Releasing
Old Habits
These are practices that
I do whenever I am trying to release a pattern that no longer serves my
highest good. I am using smoking as an example but you can fill in
any other habit instead of smoking. Sometimes addictive patterns
emerge from emotional charges. You get stressed at work for example
and you take a smoke. Whenever emotional charges occur, they need to
be cleared. I have written about this in my page on Recommended
Daily Spiritual Practices.
1. Buy a small
notebook that can easily fit into a shirt pocket or purse. Whenever
you engage in the habit that you are trying to release, write down the
date, time, the people you were with and the reason why you felt drawn to
engaging in the pattern that you are trying to release.
2. What you are
trying to do is to identify the triggers that are supporting the old habit. Also a lot of time we have unconscious agreements with
others to support us in maintaining our old habits. If you
conscientiously do this for a week, you will know exactly what the
triggers are for your habit and who in your life is supporting you in
doing this behavior.
3. After a week,
take out the notebook and make a list of the triggers/reasons you indulged
in the habit and the people who appear to be supporting the habit.

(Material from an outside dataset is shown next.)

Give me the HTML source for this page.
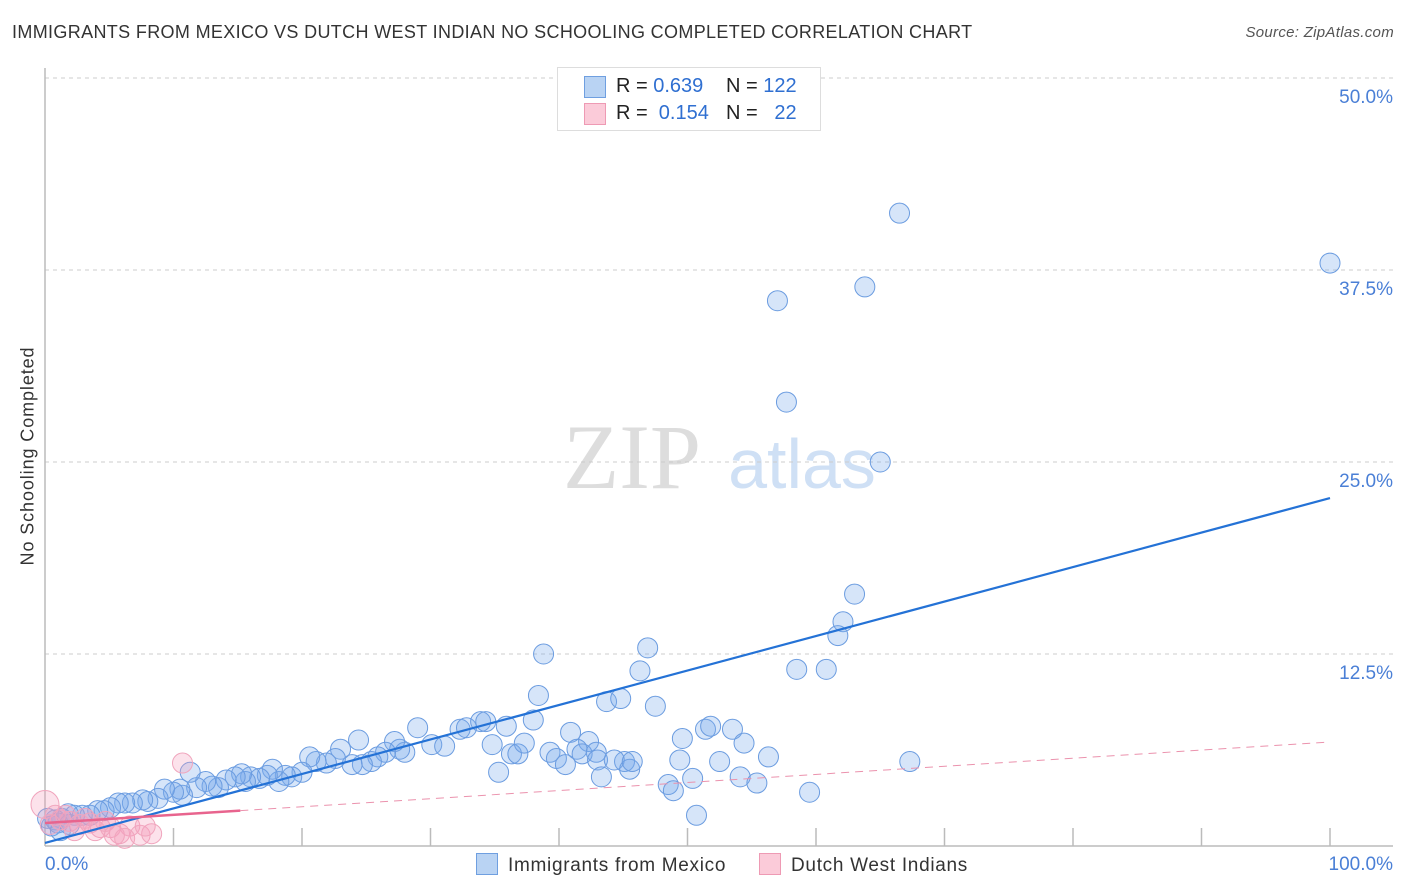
<!DOCTYPE html>
<html><head><meta charset="utf-8"><style>
body{margin:0;background:#fff;font-family:"Liberation Sans",sans-serif;}
#wrap{position:relative;width:1406px;height:892px;overflow:hidden;}
.t{position:absolute;white-space:nowrap;}
</style></head><body>
<div id="wrap">
<div class="t" style="left:12px;top:22px;font-size:18px;letter-spacing:0.35px;color:#333;">IMMIGRANTS FROM MEXICO VS DUTCH WEST INDIAN NO SCHOOLING COMPLETED CORRELATION CHART</div>
<div class="t" style="right:12px;top:24px;font-size:15px;letter-spacing:0.3px;color:#555;font-style:italic;">Source: ZipAtlas.com</div>
<div class="t" style="left:28px;top:456px;font-size:18px;letter-spacing:0.9px;color:#333;transform:translate(-50%,-50%) rotate(-90deg);">No Schooling Completed</div>
<svg id="svg" width="1406" height="892" style="position:absolute;left:0;top:0"></svg>
<div class="t" style="left:557px;top:67px;width:262px;height:62px;border:1px solid #ddd;background:#fff;font-size:20px;">
  <div style="position:absolute;left:26px;top:8px;width:20px;height:20px;background:#b9d3f3;border:1px solid #6f9fe0;"></div>
  <div class="t" style="left:58px;top:7px;color:#222">R = <span style="color:#2f6fd1">0.639</span></div>
  <div class="t" style="left:168px;top:7px;color:#222">N = <span style="color:#2f6fd1">122</span></div>
  <div style="position:absolute;left:26px;top:35px;width:20px;height:20px;background:#fbcbd9;border:1px solid #ee9ab4;"></div>
  <div class="t" style="left:58px;top:34px;color:#222">R = &nbsp;<span style="color:#2f6fd1">0.154</span></div>
  <div class="t" style="left:168px;top:34px;color:#222">N = &nbsp;&nbsp;<span style="color:#2f6fd1">22</span></div>
</div>
<div class="t" style="left:476px;top:853px;font-size:19px;letter-spacing:0.7px;color:#333;"><span style="display:inline-block;width:20px;height:20px;background:#b9d3f3;border:1px solid #6f9fe0;vertical-align:-4px;margin-right:10px;"></span>Immigrants from Mexico</div>
<div class="t" style="left:759px;top:853px;font-size:19px;letter-spacing:0.7px;color:#333;"><span style="display:inline-block;width:20px;height:20px;background:#fbcbd9;border:1px solid #ee9ab4;vertical-align:-4px;margin-right:10px;"></span>Dutch West Indians</div>
</div>
<script>
const blueX=[66.5,100,57.0,63.8,57.7,65.0,63.0,62.1,61.7,58.5,60.8,38.8,46.9,46.3,38.4,43.7,44.8,47.5,29.0,30.1,32.3,32.8,33.9,34.3,35.9,38.0,40.9,42.3,45.1,49.6,51.4,51.8,53.5,54.4,56.3,67.3,34.8,36.3,36.8,37.3,39.3,39.8,40.5,41.4,41.8,42.9,43.0,43.3,44.3,45.5,45.7,48.5,48.9,49.4,50.4,50.7,52.5,54.1,55.4,59.5,35.3,31.1,28.0,27.6,27.2,26.5,25.9,25.4,24.7,23.9,24.4,23.0,22.6,21.9,21.1,20.6,20.0,19.2,18.7,18.2,17.7,17.3,16.7,16.0,15.6,15.3,14.8,14.1,13.5,13.0,12.5,11.8,11.3,10.7,10.5,10.0,9.3,8.8,8.0,7.6,6.8,6.2,5.7,5.1,4.6,4.1,3.5,2.9,2.3,1.8,1.3,0.8,0.5,1.0,0.2,1.2,1.9];
const blueY=[41.2,37.95,35.5,36.4,28.9,25.0,16.4,14.6,13.7,11.5,11.5,12.5,12.9,11.4,9.8,9.4,9.6,9.1,7.7,6.6,7.6,7.7,8.1,8.1,7.8,8.2,7.4,6.8,5.5,7.0,7.6,7.8,7.6,6.7,5.8,5.5,6.6,6.0,6.0,6.7,6.1,5.7,5.3,6.3,6.0,6.1,5.6,4.5,5.6,5.0,5.5,4.0,3.6,5.6,4.4,2.0,5.5,4.5,4.1,3.5,4.8,6.5,6.1,6.3,6.8,6.1,5.8,5.5,5.3,5.3,6.9,6.3,5.7,5.4,5.5,5.8,4.8,4.5,4.6,4.2,5.0,4.6,4.4,4.5,4.2,4.7,4.5,4.3,3.8,3.9,4.2,3.8,4.8,3.3,3.7,3.5,3.7,3.1,2.9,3.0,2.8,2.8,2.8,2.5,2.3,2.3,2.0,2.0,2.0,2.1,1.8,1.7,1.3,1.5,1.8,1.0,1.4];
const pinkX=[0,10.7,1.2,1.9,2.7,3.5,4.3,5.1,5.8,6.6,7.4,8.3,7.8,0.8,1.6,2.3,3.9,4.7,5.4,0.4,3.1,6.2];
const pinkY=[2.7,5.4,1.7,1.6,1.4,1.5,1.2,1.2,0.8,1.3,0.7,0.8,1.3,2.0,2.0,1.0,1.0,1.6,0.7,1.4,1.8,0.5];
const yTicks=[12.5,25.0,37.5,50.0];
const yTickLabels=["12.5%","25.0%","37.5%","50.0%"];
const xTicks=[10,20,30,40,50,60,70,80,90,100];
const blueTrend=[0.2,22.65];
const pinkTrend=[1.5,6.77];

const NS="http://www.w3.org/2000/svg";
const svg=document.getElementById('svg');
const X=v=>45+v*12.85, Y=v=>846-v*15.36;
function mk(t,a){const e=document.createElementNS(NS,t);for(const k in a)e.setAttribute(k,a[k]);svg.appendChild(e);return e;}
let w=mk('text',{x:632,y:488,'font-size':92,'font-family':'Liberation Serif,serif',fill:'#ddd','text-anchor':'middle'});w.textContent='ZIP';


w=mk('text',{x:802,y:488,'font-size':70,'font-family':'Liberation Sans,sans-serif',fill:'#cfe0f5','text-anchor':'middle'});w.textContent='atlas';


yTicks.forEach((t,i)=>{
 const g=mk('line',{x1:45,x2:1393,y1:Y(t),y2:Y(t),stroke:'#ccc','stroke-dasharray':'4,4'});
 
 
 const l=mk('text',{x:1393,y:Y(t)+25,'font-size':19,fill:'#4a7fd6','text-anchor':'end'});l.textContent=yTickLabels[i];
 
 
});
mk('line',{x1:45,x2:45,y1:68,y2:846,stroke:'#bbb','stroke-width':1.5});
mk('line',{x1:45,x2:1393,y1:846,y2:846,stroke:'#bbb','stroke-width':1.5});
xTicks.forEach(t=>{const e=mk('line',{x1:X(t),x2:X(t),y1:828,y2:846,stroke:'#bbb','stroke-width':1.5});
 
 });
let xl=mk('text',{x:45,y:870,'font-size':19,fill:'#4a7fd6'});xl.textContent='0.0%';


xl=mk('text',{x:1393,y:870,'font-size':19,fill:'#4a7fd6','text-anchor':'end'});xl.textContent='100.0%';


blueX.forEach((x,i)=>{const c=mk('circle',{cx:X(x),cy:Y(blueY[i]),r:10,fill:'rgba(120,170,235,0.3)',stroke:'#6b9ce0','stroke-width':1});
 
 });
pinkX.forEach((x,i)=>{const c=mk('circle',{cx:X(x),cy:Y(pinkY[i]),r:i==0?14:10,fill:'rgba(245,160,190,0.3)',stroke:'#f0a5bd','stroke-width':1});
 
 });
let tl=mk('line',{x1:X(0),y1:Y(blueTrend[0]),x2:X(100),y2:Y(blueTrend[1]),stroke:'#2472d6','stroke-width':2.2});


const pAt=v=>pinkTrend[0]+(pinkTrend[1]-pinkTrend[0])*v/100;
tl=mk('line',{x1:X(0),y1:Y(pAt(0)),x2:X(15.2),y2:Y(pAt(15.2)),stroke:'#e8648e','stroke-width':2.5});


tl=mk('line',{x1:X(15.2),y1:Y(pAt(15.2)),x2:X(100),y2:Y(pAt(100)),stroke:'#eb92ad','stroke-width':1,'stroke-dasharray':'8,6'});


</script>
</body></html>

Post both of these lists up in your home and take time throughout the day
to look at both lists. This will help you to understand what the
underlying foundation of the pattern are.
4. For triggers,
begin to recondition yourself. Say for example that you want to give
smoking and that you have a trigger that after you eat you usually smoke
or whenever you have a break you smoke. After you eat or have a
break, instead of smoking - take 30 deep breaths instead.
5. For the people
list, look at who is on it and begin to evaluate the relationship.
If some of them are people in your work group that the major thing you
have in common with is smoking, tell them that you are trying to give up
smoking and that you will no longer want to take smoking breaks
together. Explain to them that it is not personal that you
just have a hard time for the present watching others smoke when you
cannot.
6. If the people on
the list are family members, you need to explain to them that you are
trying to give up cigarettes and ask them to support you in this.
7. For those
periods when you are just dying to smoke, for the first week, make a
promise to yourself that if you still feel this strongly fifteen minutes
from now you will smoke. If you do feel that way fifteen minutes
later, go ahead and smoke. During week two change the time period to
a half hour. During week three change the period to an hour.